%%

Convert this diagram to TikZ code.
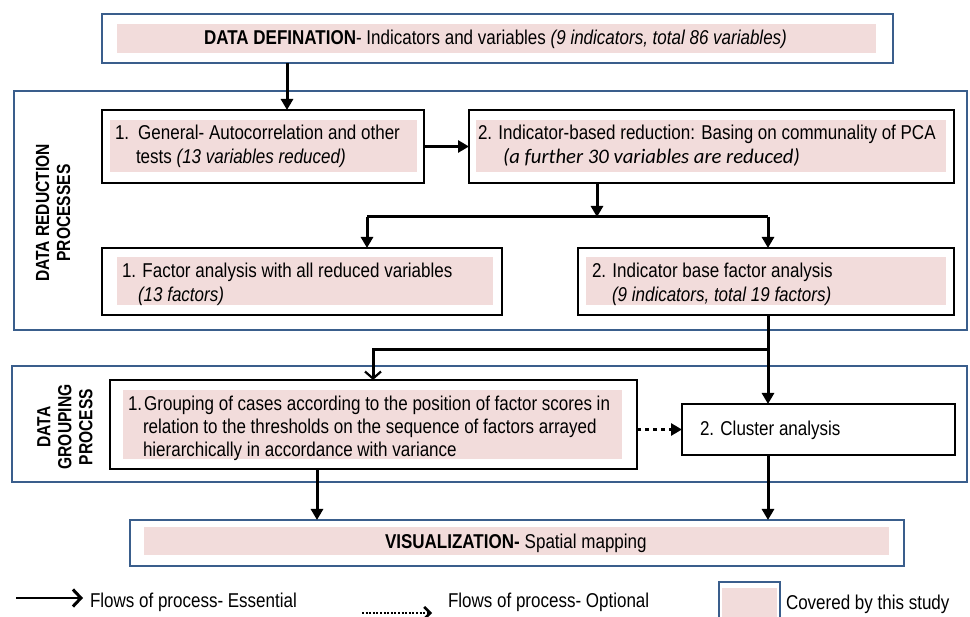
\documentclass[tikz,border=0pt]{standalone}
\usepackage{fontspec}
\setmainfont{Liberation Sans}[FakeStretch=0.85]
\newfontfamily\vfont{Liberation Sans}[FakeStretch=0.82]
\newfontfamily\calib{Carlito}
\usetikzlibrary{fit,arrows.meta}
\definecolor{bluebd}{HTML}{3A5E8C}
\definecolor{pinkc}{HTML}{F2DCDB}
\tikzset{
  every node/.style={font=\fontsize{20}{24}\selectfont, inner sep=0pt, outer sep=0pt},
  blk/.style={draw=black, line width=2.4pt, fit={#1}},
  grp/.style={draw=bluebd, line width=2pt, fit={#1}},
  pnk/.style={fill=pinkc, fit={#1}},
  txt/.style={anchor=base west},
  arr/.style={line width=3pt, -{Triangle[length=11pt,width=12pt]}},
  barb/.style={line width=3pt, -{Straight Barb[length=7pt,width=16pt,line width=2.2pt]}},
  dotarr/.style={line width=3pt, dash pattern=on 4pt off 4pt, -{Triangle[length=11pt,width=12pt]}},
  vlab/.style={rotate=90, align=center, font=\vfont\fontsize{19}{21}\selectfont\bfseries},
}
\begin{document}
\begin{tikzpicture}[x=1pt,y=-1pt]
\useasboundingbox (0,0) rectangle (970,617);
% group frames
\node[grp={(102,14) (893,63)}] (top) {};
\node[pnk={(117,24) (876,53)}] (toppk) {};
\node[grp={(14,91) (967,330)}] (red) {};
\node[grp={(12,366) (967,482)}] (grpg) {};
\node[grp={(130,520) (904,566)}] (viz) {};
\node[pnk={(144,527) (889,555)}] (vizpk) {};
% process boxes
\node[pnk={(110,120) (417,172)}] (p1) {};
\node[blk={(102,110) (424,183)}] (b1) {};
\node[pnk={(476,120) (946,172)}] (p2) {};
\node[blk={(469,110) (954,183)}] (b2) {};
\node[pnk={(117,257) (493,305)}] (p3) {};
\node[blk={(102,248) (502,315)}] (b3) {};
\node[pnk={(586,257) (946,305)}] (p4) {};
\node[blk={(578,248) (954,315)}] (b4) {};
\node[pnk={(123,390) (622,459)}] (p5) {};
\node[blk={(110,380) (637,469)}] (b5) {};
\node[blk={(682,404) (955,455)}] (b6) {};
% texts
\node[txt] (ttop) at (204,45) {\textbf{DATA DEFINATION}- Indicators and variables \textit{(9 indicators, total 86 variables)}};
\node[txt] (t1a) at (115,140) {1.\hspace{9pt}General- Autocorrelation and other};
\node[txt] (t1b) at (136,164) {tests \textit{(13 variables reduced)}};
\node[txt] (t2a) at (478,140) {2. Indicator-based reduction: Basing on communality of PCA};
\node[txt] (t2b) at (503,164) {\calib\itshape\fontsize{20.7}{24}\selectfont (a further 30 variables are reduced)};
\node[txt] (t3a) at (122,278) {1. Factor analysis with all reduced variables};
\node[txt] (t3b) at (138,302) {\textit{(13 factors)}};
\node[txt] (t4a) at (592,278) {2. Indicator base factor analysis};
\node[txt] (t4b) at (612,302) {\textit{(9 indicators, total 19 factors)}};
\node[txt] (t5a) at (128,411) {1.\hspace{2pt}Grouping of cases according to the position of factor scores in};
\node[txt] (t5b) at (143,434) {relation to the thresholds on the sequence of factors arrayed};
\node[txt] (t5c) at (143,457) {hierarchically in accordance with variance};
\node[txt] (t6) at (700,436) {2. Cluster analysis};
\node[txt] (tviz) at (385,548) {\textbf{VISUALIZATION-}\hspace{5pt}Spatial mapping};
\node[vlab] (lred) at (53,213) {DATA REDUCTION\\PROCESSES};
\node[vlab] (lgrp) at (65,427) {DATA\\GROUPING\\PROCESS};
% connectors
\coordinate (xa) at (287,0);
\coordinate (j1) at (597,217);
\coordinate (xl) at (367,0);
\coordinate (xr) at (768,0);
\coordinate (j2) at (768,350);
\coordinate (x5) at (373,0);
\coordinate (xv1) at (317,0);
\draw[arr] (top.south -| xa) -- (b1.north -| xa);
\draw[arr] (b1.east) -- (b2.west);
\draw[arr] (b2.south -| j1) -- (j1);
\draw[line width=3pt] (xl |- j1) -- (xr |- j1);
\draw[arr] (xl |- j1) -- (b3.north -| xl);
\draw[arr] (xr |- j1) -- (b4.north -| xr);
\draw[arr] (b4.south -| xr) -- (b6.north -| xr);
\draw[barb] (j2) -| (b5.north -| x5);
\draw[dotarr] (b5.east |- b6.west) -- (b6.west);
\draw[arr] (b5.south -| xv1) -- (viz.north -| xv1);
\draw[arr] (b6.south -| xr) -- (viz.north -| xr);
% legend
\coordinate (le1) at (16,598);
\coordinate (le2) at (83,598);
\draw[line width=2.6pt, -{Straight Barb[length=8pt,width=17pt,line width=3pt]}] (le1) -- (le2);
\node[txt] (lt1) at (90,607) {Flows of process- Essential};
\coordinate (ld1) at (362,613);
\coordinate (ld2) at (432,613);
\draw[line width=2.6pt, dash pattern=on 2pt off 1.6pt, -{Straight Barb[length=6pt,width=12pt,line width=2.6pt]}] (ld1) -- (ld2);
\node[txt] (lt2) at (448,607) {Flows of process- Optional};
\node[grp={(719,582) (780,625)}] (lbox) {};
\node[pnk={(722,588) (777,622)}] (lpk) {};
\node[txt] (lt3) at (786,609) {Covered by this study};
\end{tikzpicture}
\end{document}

%%

Do this:
Leave out the pictures and output the rest of the material exactly as written.

Output of the exercise:
Convert this diagram to TikZ code.
\documentclass[tikz,border=0pt]{standalone}
\usepackage{fontspec}
\setmainfont{Liberation Sans}[FakeStretch=0.85]
\newfontfamily\vfont{Liberation Sans}[FakeStretch=0.82]
\newfontfamily\calib{Carlito}
\usetikzlibrary{fit,arrows.meta}
\definecolor{bluebd}{HTML}{3A5E8C}
\definecolor{pinkc}{HTML}{F2DCDB}
\tikzset{
  every node/.style={font=\fontsize{20}{24}\selectfont, inner sep=0pt, outer sep=0pt},
  blk/.style={draw=black, line width=2.4pt, fit={#1}},
  grp/.style={draw=bluebd, line width=2pt, fit={#1}},
  pnk/.style={fill=pinkc, fit={#1}},
  txt/.style={anchor=base west},
  arr/.style={line width=3pt, -{Triangle[length=11pt,width=12pt]}},
  barb/.style={line width=3pt, -{Straight Barb[length=7pt,width=16pt,line width=2.2pt]}},
  dotarr/.style={line width=3pt, dash pattern=on 4pt off 4pt, -{Triangle[length=11pt,width=12pt]}},
  vlab/.style={rotate=90, align=center, font=\vfont\fontsize{19}{21}\selectfont\bfseries},
}
\begin{document}
\begin{tikzpicture}[x=1pt,y=-1pt]
\useasboundingbox (0,0) rectangle (970,617);
% group frames
\node[grp={(102,14) (893,63)}] (top) {};
\node[pnk={(117,24) (876,53)}] (toppk) {};
\node[grp={(14,91) (967,330)}] (red) {};
\node[grp={(12,366) (967,482)}] (grpg) {};
\node[grp={(130,520) (904,566)}] (viz) {};
\node[pnk={(144,527) (889,555)}] (vizpk) {};
% process boxes
\node[pnk={(110,120) (417,172)}] (p1) {};
\node[blk={(102,110) (424,183)}] (b1) {};
\node[pnk={(476,120) (946,172)}] (p2) {};
\node[blk={(469,110) (954,183)}] (b2) {};
\node[pnk={(117,257) (493,305)}] (p3) {};
\node[blk={(102,248) (502,315)}] (b3) {};
\node[pnk={(586,257) (946,305)}] (p4) {};
\node[blk={(578,248) (954,315)}] (b4) {};
\node[pnk={(123,390) (622,459)}] (p5) {};
\node[blk={(110,380) (637,469)}] (b5) {};
\node[blk={(682,404) (955,455)}] (b6) {};
% texts
\node[txt] (ttop) at (204,45) {\textbf{DATA DEFINATION}- Indicators and variables \textit{(9 indicators, total 86 variables)}};
\node[txt] (t1a) at (115,140) {1.\hspace{9pt}General- Autocorrelation and other};
\node[txt] (t1b) at (136,164) {tests \textit{(13 variables reduced)}};
\node[txt] (t2a) at (478,140) {2. Indicator-based reduction: Basing on communality of PCA};
\node[txt] (t2b) at (503,164) {\calib\itshape\fontsize{20.7}{24}\selectfont (a further 30 variables are reduced)};
\node[txt] (t3a) at (122,278) {1. Factor analysis with all reduced variables};
\node[txt] (t3b) at (138,302) {\textit{(13 factors)}};
\node[txt] (t4a) at (592,278) {2. Indicator base factor analysis};
\node[txt] (t4b) at (612,302) {\textit{(9 indicators, total 19 factors)}};
\node[txt] (t5a) at (128,411) {1.\hspace{2pt}Grouping of cases according to the position of factor scores in};
\node[txt] (t5b) at (143,434) {relation to the thresholds on the sequence of factors arrayed};
\node[txt] (t5c) at (143,457) {hierarchically in accordance with variance};
\node[txt] (t6) at (700,436) {2. Cluster analysis};
\node[txt] (tviz) at (385,548) {\textbf{VISUALIZATION-}\hspace{5pt}Spatial mapping};
\node[vlab] (lred) at (53,213) {DATA REDUCTION\\PROCESSES};
\node[vlab] (lgrp) at (65,427) {DATA\\GROUPING\\PROCESS};
% connectors
\coordinate (xa) at (287,0);
\coordinate (j1) at (597,217);
\coordinate (xl) at (367,0);
\coordinate (xr) at (768,0);
\coordinate (j2) at (768,350);
\coordinate (x5) at (373,0);
\coordinate (xv1) at (317,0);
\draw[arr] (top.south -| xa) -- (b1.north -| xa);
\draw[arr] (b1.east) -- (b2.west);
\draw[arr] (b2.south -| j1) -- (j1);
\draw[line width=3pt] (xl |- j1) -- (xr |- j1);
\draw[arr] (xl |- j1) -- (b3.north -| xl);
\draw[arr] (xr |- j1) -- (b4.north -| xr);
\draw[arr] (b4.south -| xr) -- (b6.north -| xr);
\draw[barb] (j2) -| (b5.north -| x5);
\draw[dotarr] (b5.east |- b6.west) -- (b6.west);
\draw[arr] (b5.south -| xv1) -- (viz.north -| xv1);
\draw[arr] (b6.south -| xr) -- (viz.north -| xr);
% legend
\coordinate (le1) at (16,598);
\coordinate (le2) at (83,598);
\draw[line width=2.6pt, -{Straight Barb[length=8pt,width=17pt,line width=3pt]}] (le1) -- (le2);
\node[txt] (lt1) at (90,607) {Flows of process- Essential};
\coordinate (ld1) at (362,613);
\coordinate (ld2) at (432,613);
\draw[line width=2.6pt, dash pattern=on 2pt off 1.6pt, -{Straight Barb[length=6pt,width=12pt,line width=2.6pt]}] (ld1) -- (ld2);
\node[txt] (lt2) at (448,607) {Flows of process- Optional};
\node[grp={(719,582) (780,625)}] (lbox) {};
\node[pnk={(722,588) (777,622)}] (lpk) {};
\node[txt] (lt3) at (786,609) {Covered by this study};
\end{tikzpicture}
\end{document}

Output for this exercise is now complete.